1
votes

I'm using libsvm(3.11) tool for implementation of SVM classification in my project(Text Classification using Multi Agent). But every time when I'm predicting the result it is giving the same label to all the test Documents i.e., either +1 or -1, though I'm using different kinds of data.

I'm using the following procedure for executing libsvm classification for a plain text documents:

-> There will be a set of training text documents

-> I'm converting these text documents into libsvm supported format using TF-IDF weights(I'm taking two folders, that represents two classes .. for 1st folder I assigned label -1 and for 2nd folder it is +1 follows TF-IDF values for that text document)

-> After that I took those bag of words into one plain text document .. and then by using those words I'm generating test document vector with some label(I'm taking only one test document, so IDF will be 1 always and there ll be only one vector ... I hope label doesn't matter) ...

-> After that I'm applying the libsvm functions svm_train and svm_predict with default options

Am I doing in correct procedure?? .. If there is any wrong procedure plz feel free to inform me .. It ll really helps me ..

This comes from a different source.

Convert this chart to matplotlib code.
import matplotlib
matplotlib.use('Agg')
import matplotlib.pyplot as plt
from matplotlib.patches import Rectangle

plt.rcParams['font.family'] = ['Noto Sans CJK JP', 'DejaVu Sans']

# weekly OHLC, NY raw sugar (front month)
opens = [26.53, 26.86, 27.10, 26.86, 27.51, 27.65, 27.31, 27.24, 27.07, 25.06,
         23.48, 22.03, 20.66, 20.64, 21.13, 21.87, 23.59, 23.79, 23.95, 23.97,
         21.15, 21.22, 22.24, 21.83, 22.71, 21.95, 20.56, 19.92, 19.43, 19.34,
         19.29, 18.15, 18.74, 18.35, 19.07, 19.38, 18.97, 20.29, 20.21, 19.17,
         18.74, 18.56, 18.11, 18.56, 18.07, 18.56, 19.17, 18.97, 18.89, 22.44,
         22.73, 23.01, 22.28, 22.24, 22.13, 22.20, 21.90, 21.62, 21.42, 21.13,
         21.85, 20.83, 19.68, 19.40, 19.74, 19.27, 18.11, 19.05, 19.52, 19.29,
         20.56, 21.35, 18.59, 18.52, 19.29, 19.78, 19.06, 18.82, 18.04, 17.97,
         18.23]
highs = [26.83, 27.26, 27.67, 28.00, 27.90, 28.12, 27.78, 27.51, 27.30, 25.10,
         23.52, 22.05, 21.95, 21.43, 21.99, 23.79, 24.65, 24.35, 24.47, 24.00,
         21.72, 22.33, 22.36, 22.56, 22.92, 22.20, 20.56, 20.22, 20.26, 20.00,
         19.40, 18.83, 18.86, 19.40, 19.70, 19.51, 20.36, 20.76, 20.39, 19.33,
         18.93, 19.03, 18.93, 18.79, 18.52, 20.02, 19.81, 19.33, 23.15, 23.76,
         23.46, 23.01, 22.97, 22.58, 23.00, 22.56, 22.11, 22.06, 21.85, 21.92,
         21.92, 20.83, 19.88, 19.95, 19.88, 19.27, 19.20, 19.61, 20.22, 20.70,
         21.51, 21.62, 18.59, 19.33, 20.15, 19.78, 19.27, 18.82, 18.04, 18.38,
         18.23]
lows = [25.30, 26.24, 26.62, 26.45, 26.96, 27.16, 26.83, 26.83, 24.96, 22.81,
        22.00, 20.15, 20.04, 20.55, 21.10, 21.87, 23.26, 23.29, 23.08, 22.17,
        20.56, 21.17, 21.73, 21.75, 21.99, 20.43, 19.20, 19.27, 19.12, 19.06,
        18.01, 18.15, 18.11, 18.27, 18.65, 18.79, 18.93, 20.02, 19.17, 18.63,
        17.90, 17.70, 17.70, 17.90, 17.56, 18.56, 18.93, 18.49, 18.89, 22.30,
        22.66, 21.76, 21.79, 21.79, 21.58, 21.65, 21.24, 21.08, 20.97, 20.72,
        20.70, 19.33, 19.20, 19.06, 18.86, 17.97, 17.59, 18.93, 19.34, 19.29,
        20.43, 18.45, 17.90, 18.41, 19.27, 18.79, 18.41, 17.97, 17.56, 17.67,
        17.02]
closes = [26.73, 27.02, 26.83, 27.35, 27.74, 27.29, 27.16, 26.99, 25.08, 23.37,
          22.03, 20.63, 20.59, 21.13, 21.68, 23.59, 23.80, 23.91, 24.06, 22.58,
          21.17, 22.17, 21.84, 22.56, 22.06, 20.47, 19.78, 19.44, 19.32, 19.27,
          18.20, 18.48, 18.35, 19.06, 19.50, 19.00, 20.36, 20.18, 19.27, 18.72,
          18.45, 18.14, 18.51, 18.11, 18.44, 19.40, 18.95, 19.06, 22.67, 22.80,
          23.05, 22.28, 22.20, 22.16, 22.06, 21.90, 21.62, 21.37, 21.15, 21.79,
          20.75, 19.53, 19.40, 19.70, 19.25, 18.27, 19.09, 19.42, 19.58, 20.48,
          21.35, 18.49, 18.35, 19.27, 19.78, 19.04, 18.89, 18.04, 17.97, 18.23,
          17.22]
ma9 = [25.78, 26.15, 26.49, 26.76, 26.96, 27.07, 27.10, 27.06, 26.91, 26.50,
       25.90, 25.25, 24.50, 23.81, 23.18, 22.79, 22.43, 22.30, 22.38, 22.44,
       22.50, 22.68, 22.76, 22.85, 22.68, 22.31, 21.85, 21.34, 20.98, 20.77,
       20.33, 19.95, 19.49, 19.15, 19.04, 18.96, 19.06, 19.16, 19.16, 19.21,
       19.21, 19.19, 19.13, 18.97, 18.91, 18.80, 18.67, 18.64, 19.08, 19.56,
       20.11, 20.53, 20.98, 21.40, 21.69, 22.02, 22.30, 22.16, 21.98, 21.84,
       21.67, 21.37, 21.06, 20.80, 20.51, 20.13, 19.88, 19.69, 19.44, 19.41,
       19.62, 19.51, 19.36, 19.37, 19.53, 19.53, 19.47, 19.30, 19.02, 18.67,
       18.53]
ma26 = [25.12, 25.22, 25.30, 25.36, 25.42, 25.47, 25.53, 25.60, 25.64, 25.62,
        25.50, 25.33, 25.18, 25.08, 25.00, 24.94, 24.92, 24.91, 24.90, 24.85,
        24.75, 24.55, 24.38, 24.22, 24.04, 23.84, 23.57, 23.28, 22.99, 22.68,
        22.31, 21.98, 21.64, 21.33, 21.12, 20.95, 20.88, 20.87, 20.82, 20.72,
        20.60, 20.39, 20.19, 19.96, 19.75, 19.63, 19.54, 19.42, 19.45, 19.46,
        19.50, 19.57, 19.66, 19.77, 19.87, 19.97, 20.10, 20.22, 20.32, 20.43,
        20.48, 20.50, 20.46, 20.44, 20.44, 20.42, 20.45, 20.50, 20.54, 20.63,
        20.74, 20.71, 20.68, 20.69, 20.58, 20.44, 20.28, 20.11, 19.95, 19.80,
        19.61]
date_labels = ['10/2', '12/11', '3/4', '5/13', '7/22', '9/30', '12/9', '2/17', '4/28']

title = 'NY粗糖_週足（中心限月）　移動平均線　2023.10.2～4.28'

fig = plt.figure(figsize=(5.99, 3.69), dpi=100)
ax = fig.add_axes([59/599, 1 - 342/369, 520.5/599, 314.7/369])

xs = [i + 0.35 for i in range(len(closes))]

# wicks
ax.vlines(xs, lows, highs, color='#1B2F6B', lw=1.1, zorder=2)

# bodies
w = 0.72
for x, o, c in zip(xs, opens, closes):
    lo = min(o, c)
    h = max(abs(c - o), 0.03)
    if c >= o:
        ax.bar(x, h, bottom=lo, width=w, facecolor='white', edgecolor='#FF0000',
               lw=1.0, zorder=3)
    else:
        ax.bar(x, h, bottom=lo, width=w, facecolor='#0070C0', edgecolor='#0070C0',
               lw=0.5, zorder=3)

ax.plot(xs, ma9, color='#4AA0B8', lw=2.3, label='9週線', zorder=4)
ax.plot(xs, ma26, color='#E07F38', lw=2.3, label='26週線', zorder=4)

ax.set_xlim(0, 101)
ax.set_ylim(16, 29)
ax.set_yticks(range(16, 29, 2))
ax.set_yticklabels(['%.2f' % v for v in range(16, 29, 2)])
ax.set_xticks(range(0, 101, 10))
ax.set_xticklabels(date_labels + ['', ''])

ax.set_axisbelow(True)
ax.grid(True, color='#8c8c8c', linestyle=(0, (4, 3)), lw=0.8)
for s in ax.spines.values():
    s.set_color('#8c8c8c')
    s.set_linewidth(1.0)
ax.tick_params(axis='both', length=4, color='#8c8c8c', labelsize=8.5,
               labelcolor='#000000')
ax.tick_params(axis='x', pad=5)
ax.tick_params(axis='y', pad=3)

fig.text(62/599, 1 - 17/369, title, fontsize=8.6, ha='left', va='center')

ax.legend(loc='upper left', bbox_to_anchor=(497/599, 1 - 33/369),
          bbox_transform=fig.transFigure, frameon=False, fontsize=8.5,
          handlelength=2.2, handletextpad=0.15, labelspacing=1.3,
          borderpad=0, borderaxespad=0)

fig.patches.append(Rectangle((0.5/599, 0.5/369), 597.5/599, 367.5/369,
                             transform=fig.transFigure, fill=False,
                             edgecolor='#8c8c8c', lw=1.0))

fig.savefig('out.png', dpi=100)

and Y this libsvm is always giving the result as only one label?? .. Is it any fault with my procedure?? .. or problem with tool?? Thanks in Advance..

1
The fault in the procedure is that you are just using the default parameters for svm-train. You need to do validation to choose a good set of parameters: this mains you need to train using all different parameters and run prediction on a separate validation dataset (or use k-fold cross validation) and finally see if you model generalizes by predict on a test data set.Bull
Some reasons the SVM will classify everything as one class: (1) poor choice of parameters, (2) the data are not separable, or (3) your training set is unbalanced (e.g. of you have 97% widgets and 3% wotzits the classifier can achieve 97% accuracy just by classifying everything as a widget).Bull

1 Answers

1
votes

Why are you using a new criteria to make test documents? The testing and training document sets should all be derived from your original set of "training text documents". I put these in quotes because you could take a subset of these and use them for testing. Ultimately, make sure your training and testing text document sets are distinct and from the original set.